His studio prompt was very inspiring, and from there I started making the connections between dredged material and the sediment itself, and from there it blossomed. The general goal for the studio was to use dredge or sediment from the shipping channel for a park design. The assignment was pretty broad, so we had a lot of room to use our imaginations.

How did you collect your data and use it to determine the design of your park?

What I did was look at the two overlapping scenarios: Incoming sediment from the channel and the rapidly declining health of Lake Erie. I documented every relative contributor to the failing health of Lake Erie in a large matrix. On the y-axis were factors contributing to health decline, and on the x-axis were intervals of time. By doing this I could see how dredge, over time, could implement greater ecologic change as well as increase the social perception of dredge as beneficial material.

A lot of my soil data was based off data and strategies from the Army Corps of Engineers. We called the movement of dredge a “pulse.” So the dredge would come into the site via barge over time, and different pulses of dredge were then dewatered using some of these Army Corps strategies and processes. Depending on the quality of the dredge material, it could then be used in different design scenarios.

The overall idea is that a brownfield site could stimulate growth in other areas of the city, and, over a period of time, to use the dredge material to improve urban and ecological health. A lot of this was thinking of ways to creatively design with this material rather than being limited by the engineering aspects of it.

What are some of the challenges you faced in developing this project?

When I was initially breaking down the dredge material, the research was somewhat unclear on what types of dredge are made when it’s being excavated from various locations. In other words, evaluating the levels of sand, silt, clay, water content, and inorganic pollutants.
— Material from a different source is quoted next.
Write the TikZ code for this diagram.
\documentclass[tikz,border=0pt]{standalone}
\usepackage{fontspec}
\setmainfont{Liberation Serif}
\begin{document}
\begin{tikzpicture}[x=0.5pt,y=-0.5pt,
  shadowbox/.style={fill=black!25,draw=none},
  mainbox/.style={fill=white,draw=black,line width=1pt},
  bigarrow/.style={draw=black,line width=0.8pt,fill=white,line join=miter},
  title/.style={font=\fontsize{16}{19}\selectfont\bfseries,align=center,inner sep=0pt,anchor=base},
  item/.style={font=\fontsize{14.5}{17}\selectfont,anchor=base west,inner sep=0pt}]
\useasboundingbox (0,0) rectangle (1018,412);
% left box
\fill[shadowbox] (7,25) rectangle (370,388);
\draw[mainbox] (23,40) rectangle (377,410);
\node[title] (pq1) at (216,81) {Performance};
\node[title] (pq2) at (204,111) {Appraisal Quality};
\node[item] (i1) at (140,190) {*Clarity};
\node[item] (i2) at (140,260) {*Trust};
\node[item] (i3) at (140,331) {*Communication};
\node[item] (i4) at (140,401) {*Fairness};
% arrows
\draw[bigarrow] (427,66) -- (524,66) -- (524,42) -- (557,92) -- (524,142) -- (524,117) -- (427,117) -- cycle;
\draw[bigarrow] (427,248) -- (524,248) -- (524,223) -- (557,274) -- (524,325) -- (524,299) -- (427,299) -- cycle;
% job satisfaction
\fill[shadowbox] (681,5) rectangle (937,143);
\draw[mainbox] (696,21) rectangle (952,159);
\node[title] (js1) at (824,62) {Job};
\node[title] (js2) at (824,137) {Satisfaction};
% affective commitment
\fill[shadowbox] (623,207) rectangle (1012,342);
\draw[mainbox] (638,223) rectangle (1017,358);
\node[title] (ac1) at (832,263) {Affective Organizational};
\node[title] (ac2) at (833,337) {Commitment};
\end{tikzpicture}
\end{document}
The dredged material contains each one of these elements, and the mix of each pulse ultimately informs the design decisions.

Dredge Container Typology: Dewater, phytoremediate, and apply admixtures.
Dredge Container Typology: Dewater, phytoremediate, and apply admixtures.

Among some of the project’s outcomes, you also focused on creating habitat for migratory shorebirds.

I had gone through hundred of factors in the matrix that were contributing to the decline of Lake Erie’s health and ecological areas that were suffering nearby or in adjacent areas, and what really kept surfacing in research were migratory birds. The north–south flyway goes right through the Great Lakes, and if you draw a line from wetlands through the Western Basin, you can assume these to be stopover sites for shorebirds and waterfowl. You can choose a point along that line to start rebuilding wetlands in the lake itself. I also saw this as a destination for residents of Toledo, and that’s where the spec site, Harborlands, came in. Each pulse of dredge material had a different quality or level of remediation that could contribute to the construction of these wetlands.

It’s unusual to see an undergraduate project take the Student Award of Excellence in General Design. What do you think made your project stand out against all the great graduate-level work out there?

There is a disconnect between theory and practice in landscape architecture, and most offices will hire someone for the practical application and skills or someone who can think critically about the greater issues in the profession. The main goal of my project was pushing the boundaries by fusing the practical and theoretical.

Where does the project go next? 

My professor is still very involved in the dredge sphere. He’s opening a competition in Toledo for the use of dredge material similar to the ways that I proposed in my project, and I hope to help with that a bit. Toledo is continuing to work on sites at the intersection of river and lake, and they expressed interest in using me as an aid in some of their upcoming projects. Although it’s not part of what I’m doing at MVVA, I definitely want to stay in touch with what happens with dredge.